:: Listing ::
__________________________________________________

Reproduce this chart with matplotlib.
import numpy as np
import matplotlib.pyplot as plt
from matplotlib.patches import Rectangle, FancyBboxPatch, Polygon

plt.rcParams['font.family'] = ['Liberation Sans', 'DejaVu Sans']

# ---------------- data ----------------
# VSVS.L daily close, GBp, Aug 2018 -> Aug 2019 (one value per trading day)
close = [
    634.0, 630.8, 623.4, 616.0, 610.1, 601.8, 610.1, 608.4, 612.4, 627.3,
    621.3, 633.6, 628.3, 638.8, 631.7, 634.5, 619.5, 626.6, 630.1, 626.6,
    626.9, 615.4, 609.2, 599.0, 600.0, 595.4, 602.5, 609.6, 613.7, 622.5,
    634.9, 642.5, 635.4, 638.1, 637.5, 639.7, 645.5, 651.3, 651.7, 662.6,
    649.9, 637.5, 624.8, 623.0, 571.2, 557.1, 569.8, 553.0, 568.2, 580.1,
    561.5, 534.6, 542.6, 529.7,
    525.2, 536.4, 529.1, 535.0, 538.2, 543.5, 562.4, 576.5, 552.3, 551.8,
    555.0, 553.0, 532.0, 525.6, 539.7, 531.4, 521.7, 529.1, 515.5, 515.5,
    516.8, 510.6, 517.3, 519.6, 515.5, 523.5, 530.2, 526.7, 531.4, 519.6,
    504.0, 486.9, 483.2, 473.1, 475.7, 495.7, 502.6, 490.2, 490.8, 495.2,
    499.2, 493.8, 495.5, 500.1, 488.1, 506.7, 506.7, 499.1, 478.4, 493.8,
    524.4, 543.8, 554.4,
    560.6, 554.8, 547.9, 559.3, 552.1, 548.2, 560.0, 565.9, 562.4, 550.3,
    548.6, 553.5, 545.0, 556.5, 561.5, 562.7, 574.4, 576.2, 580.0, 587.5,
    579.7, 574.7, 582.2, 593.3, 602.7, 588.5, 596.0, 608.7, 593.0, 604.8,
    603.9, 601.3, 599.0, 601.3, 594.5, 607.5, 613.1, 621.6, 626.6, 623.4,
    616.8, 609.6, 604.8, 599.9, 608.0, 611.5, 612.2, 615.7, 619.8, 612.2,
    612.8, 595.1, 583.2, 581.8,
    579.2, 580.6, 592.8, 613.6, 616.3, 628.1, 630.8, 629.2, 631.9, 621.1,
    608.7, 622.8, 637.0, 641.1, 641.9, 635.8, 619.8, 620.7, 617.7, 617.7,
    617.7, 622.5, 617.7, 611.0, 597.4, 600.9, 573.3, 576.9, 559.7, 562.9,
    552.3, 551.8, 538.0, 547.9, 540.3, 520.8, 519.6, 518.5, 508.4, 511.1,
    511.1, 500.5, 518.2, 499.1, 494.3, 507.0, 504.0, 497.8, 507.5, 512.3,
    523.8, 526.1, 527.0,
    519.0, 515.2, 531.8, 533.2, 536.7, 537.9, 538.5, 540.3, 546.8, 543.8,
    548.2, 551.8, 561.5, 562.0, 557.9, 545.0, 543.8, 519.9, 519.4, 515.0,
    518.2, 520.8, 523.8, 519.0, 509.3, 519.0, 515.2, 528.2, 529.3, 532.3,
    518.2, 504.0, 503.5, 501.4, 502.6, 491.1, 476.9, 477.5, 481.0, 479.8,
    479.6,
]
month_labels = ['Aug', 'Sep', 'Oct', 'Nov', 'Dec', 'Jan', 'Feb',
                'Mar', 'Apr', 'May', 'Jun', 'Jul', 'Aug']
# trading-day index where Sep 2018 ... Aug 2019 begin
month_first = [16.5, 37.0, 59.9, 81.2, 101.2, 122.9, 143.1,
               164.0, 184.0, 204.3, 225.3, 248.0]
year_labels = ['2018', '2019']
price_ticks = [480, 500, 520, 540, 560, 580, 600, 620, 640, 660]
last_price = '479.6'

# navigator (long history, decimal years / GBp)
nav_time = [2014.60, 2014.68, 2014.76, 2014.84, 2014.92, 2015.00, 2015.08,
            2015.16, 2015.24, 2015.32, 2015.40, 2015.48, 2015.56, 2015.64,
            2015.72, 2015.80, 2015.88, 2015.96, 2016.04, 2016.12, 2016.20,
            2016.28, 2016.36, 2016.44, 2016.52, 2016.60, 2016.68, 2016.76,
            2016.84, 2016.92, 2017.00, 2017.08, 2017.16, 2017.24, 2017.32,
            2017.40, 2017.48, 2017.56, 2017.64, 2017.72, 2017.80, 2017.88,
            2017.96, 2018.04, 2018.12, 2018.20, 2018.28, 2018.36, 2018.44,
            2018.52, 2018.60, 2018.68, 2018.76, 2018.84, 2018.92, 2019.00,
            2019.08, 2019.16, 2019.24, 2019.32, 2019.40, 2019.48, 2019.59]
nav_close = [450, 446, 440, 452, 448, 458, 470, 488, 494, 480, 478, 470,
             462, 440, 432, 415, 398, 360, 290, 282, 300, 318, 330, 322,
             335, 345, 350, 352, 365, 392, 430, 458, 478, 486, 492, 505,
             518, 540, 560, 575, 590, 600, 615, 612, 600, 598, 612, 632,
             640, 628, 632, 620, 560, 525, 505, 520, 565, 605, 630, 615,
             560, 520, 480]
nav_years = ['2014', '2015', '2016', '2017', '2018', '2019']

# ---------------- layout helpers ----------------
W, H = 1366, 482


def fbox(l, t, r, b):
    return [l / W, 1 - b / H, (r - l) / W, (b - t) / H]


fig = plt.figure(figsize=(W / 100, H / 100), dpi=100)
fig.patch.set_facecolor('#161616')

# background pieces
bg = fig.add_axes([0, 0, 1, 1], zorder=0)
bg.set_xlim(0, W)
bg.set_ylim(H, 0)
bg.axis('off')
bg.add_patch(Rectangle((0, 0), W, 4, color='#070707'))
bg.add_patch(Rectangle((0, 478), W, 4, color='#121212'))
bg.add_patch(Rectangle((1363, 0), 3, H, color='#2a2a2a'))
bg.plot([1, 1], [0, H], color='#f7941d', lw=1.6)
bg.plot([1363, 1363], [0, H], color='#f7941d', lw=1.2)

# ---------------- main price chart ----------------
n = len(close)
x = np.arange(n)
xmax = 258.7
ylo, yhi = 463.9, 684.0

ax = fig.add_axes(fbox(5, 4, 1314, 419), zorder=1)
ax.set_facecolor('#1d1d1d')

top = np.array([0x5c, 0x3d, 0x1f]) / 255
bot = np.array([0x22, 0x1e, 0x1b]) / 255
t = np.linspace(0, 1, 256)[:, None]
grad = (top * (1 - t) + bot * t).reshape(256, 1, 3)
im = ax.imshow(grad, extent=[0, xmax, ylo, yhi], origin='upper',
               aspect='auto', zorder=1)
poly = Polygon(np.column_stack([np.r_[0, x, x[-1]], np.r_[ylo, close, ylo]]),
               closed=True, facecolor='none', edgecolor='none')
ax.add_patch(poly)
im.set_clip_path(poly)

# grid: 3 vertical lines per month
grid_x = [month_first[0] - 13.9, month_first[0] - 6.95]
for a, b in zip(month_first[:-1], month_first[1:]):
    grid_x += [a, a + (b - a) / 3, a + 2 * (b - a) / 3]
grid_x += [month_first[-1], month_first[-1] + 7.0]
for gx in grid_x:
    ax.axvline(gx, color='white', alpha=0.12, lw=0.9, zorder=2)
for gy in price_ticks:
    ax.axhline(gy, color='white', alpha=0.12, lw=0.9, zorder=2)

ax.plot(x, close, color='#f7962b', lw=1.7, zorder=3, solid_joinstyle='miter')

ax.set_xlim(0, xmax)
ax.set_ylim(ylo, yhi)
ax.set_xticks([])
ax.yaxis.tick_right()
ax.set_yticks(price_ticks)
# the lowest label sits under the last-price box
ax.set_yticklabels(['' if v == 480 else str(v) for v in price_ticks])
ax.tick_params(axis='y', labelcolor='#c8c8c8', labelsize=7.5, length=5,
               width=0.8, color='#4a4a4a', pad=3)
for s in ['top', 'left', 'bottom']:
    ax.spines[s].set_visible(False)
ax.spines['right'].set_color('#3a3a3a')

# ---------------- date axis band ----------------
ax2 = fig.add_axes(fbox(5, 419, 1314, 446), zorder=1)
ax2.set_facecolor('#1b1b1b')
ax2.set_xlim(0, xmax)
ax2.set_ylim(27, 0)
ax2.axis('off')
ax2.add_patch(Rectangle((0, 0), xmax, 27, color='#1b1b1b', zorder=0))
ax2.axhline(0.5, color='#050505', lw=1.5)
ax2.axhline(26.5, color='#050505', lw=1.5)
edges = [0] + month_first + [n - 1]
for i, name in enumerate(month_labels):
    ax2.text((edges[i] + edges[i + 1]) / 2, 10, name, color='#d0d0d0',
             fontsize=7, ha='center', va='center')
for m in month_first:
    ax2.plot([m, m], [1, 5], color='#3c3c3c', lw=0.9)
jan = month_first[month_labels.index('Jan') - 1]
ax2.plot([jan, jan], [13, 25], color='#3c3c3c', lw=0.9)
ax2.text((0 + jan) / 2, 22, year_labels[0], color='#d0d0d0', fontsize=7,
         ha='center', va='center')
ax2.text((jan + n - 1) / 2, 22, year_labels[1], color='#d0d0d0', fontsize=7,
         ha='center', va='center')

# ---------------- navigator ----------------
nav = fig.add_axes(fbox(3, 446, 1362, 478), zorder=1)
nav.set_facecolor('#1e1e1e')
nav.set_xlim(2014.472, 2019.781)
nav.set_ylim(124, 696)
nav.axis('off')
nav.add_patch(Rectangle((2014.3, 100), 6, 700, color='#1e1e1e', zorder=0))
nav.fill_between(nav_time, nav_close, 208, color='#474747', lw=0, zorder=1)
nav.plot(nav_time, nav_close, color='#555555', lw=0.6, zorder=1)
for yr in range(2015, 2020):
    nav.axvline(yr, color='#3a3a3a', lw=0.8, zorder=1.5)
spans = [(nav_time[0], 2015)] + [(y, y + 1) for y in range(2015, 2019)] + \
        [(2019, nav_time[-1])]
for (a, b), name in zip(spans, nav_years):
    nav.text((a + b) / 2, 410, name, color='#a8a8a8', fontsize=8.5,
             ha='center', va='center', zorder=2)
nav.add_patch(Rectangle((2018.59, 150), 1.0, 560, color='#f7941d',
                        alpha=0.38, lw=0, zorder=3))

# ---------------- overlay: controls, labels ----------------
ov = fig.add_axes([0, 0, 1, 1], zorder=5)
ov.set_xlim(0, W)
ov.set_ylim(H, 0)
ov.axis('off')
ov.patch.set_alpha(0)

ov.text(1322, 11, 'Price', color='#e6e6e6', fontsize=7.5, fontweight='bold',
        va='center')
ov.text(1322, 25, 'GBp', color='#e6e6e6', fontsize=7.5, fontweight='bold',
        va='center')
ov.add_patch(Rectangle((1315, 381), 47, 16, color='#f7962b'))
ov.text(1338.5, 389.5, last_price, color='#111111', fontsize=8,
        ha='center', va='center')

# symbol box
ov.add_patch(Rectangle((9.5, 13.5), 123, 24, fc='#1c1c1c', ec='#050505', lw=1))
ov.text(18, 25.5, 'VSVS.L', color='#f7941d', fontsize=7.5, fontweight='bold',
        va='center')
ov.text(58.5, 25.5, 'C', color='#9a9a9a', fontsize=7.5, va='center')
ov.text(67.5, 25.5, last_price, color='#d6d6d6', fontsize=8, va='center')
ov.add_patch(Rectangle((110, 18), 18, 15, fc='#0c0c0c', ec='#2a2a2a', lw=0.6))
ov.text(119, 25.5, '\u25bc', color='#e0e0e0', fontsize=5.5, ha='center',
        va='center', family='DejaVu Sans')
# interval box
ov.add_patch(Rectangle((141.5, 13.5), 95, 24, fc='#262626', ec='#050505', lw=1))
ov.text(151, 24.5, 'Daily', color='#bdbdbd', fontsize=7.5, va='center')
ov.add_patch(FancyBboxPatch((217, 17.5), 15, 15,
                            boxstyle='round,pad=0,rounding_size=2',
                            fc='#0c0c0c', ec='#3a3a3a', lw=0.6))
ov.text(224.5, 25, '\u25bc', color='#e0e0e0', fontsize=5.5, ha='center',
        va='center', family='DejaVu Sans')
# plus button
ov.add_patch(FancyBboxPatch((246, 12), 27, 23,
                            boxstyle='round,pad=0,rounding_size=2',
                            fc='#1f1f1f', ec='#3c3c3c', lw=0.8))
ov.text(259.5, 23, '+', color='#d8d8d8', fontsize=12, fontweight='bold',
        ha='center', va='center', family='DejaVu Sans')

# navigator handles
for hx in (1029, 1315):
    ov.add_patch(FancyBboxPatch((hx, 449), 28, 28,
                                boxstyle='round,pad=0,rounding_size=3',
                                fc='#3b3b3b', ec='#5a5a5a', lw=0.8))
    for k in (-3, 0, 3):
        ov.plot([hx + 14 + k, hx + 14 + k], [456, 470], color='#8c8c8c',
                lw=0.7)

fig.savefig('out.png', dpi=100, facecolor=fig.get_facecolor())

__________________________________________________

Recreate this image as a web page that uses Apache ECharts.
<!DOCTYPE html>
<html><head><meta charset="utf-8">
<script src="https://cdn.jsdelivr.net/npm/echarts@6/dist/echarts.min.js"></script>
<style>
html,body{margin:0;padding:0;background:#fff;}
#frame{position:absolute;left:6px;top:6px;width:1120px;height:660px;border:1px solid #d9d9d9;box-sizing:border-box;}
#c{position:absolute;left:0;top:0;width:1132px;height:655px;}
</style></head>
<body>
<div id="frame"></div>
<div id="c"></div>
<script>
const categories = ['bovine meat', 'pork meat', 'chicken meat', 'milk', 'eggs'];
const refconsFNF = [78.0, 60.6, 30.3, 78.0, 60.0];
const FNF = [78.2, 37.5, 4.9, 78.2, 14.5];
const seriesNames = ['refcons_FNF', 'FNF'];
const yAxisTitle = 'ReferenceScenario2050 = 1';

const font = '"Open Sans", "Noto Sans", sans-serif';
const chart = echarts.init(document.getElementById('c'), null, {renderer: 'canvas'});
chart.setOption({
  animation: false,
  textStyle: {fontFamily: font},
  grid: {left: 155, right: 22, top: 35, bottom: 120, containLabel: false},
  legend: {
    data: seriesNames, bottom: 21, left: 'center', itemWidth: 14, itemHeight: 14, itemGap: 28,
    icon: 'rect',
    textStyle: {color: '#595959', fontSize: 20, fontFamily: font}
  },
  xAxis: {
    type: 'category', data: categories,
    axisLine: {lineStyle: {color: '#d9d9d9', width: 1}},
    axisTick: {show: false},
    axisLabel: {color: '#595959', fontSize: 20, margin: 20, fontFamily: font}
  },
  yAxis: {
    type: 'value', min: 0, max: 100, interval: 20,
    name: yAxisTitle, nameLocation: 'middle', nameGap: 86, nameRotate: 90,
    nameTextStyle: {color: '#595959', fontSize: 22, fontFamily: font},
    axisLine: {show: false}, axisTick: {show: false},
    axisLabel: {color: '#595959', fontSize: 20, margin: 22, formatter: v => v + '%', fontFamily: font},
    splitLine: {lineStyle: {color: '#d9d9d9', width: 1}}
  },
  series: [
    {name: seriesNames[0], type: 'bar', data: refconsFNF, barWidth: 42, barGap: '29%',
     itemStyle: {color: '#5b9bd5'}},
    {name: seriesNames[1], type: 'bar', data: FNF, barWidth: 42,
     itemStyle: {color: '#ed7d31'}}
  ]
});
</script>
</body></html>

__________________________________________________

:: What you will do ::
Of the lines above, extract only those from the line with "Recreate this image" to the line with "const yAxisTitle = 'ReferenceScenario2050", both included, exactly as written.

:: Problem solution ::
Recreate this image as a web page that uses Apache ECharts.
<!DOCTYPE html>
<html><head><meta charset="utf-8">
<script src="https://cdn.jsdelivr.net/npm/echarts@6/dist/echarts.min.js"></script>
<style>
html,body{margin:0;padding:0;background:#fff;}
#frame{position:absolute;left:6px;top:6px;width:1120px;height:660px;border:1px solid #d9d9d9;box-sizing:border-box;}
#c{position:absolute;left:0;top:0;width:1132px;height:655px;}
</style></head>
<body>
<div id="frame"></div>
<div id="c"></div>
<script>
const categories = ['bovine meat', 'pork meat', 'chicken meat', 'milk', 'eggs'];
const refconsFNF = [78.0, 60.6, 30.3, 78.0, 60.0];
const FNF = [78.2, 37.5, 4.9, 78.2, 14.5];
const seriesNames = ['refcons_FNF', 'FNF'];
const yAxisTitle = 'ReferenceScenario2050 = 1';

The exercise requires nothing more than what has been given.